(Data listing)

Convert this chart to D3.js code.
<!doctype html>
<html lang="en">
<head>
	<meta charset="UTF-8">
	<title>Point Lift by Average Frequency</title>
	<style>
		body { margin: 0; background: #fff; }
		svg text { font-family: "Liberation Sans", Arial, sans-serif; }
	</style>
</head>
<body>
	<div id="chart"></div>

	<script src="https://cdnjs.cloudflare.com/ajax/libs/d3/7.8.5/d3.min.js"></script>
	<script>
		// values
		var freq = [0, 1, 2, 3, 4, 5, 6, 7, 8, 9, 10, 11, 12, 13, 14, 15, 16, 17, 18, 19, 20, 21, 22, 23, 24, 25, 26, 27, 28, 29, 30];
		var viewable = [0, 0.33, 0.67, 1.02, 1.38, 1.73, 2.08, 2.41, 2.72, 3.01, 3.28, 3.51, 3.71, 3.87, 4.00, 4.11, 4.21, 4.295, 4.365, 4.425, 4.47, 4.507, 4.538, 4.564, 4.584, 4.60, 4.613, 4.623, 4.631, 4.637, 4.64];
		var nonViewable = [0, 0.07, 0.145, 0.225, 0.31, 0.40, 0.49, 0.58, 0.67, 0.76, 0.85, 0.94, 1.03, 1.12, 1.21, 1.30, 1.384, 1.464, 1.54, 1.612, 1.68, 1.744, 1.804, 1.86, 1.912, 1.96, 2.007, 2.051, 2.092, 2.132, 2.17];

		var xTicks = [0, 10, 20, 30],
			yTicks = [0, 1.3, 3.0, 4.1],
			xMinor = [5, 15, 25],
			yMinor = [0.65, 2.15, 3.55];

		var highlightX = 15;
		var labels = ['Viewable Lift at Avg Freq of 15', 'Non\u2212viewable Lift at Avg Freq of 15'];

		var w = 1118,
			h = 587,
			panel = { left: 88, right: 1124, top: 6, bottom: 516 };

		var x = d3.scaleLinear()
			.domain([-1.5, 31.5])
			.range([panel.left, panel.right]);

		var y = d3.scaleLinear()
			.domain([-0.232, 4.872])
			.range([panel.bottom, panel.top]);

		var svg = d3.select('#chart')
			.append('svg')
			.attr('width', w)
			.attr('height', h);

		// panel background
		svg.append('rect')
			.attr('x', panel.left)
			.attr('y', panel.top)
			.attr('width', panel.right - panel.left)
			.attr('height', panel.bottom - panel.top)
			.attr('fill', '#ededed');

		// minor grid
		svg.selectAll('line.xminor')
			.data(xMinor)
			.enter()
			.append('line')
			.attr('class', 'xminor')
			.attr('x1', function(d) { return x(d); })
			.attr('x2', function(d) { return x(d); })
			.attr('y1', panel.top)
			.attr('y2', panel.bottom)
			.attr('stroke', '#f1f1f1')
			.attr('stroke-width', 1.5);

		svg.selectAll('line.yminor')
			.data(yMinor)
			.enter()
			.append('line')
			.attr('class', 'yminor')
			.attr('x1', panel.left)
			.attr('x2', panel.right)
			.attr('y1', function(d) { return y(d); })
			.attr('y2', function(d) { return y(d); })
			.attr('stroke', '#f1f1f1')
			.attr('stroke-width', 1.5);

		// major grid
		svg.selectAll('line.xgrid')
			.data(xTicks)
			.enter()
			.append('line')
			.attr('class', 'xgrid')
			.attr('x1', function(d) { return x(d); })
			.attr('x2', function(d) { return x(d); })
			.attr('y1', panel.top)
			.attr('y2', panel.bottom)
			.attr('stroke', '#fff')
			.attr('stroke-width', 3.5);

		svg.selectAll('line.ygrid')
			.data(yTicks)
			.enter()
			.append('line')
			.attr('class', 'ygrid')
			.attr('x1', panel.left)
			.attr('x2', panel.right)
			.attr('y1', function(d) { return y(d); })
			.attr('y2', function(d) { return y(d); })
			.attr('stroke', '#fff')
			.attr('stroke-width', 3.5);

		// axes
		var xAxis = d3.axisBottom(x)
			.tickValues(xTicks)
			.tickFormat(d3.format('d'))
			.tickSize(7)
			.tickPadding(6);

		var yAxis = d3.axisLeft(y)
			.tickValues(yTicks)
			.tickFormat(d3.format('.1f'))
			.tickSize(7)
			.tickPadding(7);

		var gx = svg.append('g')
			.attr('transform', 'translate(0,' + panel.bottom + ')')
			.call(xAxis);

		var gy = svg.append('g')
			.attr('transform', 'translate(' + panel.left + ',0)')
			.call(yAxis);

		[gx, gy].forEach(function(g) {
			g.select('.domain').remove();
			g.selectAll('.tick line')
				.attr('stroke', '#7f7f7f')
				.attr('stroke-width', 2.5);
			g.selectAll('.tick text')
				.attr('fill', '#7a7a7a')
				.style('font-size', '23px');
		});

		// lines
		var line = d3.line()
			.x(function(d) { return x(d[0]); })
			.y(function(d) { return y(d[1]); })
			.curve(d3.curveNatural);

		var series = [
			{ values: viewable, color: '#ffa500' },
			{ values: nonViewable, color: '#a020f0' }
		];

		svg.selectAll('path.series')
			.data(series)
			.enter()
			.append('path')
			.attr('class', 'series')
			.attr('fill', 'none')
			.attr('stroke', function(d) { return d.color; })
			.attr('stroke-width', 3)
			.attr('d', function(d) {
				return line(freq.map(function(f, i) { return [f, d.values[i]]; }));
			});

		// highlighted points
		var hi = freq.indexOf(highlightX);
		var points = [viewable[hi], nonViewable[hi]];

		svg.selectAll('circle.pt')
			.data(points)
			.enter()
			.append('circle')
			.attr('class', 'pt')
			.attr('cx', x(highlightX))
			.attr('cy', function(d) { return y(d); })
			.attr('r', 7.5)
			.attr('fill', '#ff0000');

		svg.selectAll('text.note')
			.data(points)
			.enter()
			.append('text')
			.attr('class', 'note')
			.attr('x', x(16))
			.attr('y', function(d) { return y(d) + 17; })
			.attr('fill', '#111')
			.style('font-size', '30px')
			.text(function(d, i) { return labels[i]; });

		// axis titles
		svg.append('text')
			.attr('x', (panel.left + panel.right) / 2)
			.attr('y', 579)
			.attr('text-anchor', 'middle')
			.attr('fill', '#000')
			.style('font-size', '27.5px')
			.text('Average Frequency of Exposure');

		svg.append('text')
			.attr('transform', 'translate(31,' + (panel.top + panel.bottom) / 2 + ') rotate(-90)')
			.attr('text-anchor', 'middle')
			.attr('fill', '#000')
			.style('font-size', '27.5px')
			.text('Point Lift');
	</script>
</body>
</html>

...

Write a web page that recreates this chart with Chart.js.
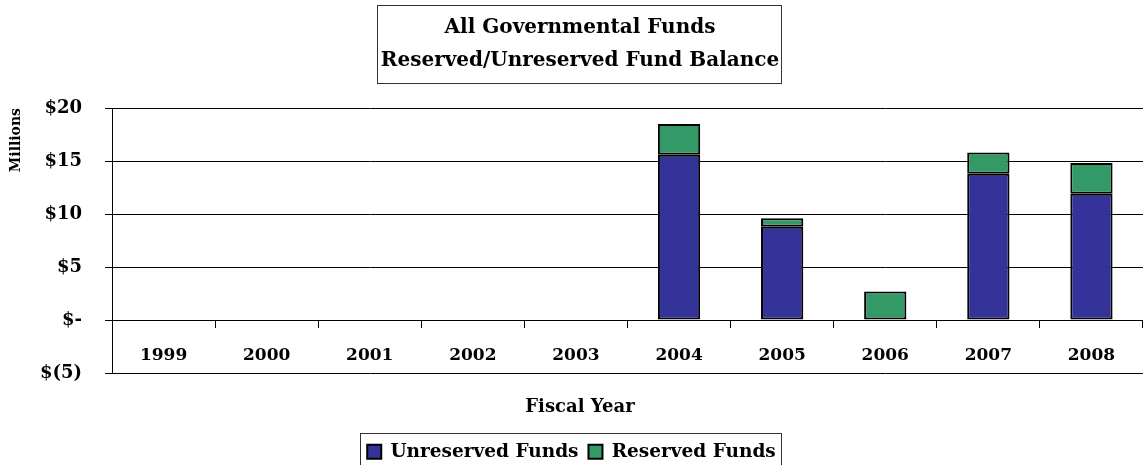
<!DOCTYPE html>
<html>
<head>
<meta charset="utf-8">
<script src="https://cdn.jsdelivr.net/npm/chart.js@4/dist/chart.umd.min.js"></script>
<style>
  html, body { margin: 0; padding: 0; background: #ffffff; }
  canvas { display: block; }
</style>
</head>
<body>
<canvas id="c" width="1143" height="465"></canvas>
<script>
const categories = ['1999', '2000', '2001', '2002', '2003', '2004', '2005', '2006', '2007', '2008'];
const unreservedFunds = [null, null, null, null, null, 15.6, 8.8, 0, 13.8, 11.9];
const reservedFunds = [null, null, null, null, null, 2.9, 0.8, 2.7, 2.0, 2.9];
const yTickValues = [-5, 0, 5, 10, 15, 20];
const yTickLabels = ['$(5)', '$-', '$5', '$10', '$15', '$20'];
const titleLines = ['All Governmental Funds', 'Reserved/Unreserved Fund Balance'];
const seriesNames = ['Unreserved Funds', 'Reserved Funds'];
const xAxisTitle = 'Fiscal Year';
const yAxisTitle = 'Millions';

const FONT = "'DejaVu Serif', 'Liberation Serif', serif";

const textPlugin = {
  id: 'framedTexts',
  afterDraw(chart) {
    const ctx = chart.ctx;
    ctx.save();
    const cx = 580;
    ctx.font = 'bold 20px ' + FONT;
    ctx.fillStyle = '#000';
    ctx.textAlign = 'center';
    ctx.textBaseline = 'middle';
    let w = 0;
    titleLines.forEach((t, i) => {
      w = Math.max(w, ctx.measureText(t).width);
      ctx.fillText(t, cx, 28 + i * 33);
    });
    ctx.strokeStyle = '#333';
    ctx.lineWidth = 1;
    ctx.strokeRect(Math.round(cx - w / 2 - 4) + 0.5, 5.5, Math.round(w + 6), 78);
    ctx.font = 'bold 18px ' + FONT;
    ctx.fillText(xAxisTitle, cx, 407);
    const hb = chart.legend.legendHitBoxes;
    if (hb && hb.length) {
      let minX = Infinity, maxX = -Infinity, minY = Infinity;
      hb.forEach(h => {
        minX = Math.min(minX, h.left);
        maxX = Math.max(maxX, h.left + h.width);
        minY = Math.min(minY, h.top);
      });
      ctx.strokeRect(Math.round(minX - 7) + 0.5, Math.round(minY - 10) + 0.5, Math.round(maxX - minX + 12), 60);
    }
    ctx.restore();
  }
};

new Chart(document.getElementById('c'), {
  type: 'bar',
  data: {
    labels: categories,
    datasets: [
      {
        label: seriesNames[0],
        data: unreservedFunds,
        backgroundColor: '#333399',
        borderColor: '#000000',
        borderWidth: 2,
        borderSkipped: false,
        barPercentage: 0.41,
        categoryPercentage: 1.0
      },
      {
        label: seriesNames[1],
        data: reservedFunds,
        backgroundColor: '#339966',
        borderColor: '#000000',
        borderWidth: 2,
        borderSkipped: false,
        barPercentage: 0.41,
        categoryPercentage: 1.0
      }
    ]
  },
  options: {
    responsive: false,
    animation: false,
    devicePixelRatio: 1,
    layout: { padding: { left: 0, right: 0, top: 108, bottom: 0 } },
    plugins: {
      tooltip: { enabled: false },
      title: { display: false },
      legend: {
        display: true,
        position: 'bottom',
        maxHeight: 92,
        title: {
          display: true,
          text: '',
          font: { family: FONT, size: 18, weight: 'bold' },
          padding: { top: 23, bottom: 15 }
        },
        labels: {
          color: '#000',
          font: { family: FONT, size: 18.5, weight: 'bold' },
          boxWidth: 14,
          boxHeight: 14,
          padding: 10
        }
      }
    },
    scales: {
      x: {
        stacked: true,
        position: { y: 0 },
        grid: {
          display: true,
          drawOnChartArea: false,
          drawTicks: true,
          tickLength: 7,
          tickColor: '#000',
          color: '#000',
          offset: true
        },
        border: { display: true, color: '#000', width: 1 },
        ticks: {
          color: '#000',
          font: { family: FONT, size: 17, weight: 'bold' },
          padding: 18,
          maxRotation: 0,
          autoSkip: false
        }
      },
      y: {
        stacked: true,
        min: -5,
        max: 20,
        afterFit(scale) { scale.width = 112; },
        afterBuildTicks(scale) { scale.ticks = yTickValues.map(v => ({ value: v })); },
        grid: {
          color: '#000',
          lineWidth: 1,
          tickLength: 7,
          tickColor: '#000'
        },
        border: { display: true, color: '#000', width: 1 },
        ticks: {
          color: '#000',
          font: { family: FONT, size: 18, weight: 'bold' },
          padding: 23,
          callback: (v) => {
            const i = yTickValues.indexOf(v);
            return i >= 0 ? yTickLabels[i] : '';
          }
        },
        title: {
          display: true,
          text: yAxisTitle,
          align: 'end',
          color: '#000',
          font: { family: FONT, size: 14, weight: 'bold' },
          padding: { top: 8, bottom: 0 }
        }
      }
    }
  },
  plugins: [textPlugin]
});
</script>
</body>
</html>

▶ _Instructions to follow_
Give nothing but the count of lines in the listing above that hold the string "this".

▶ _Expected output_
2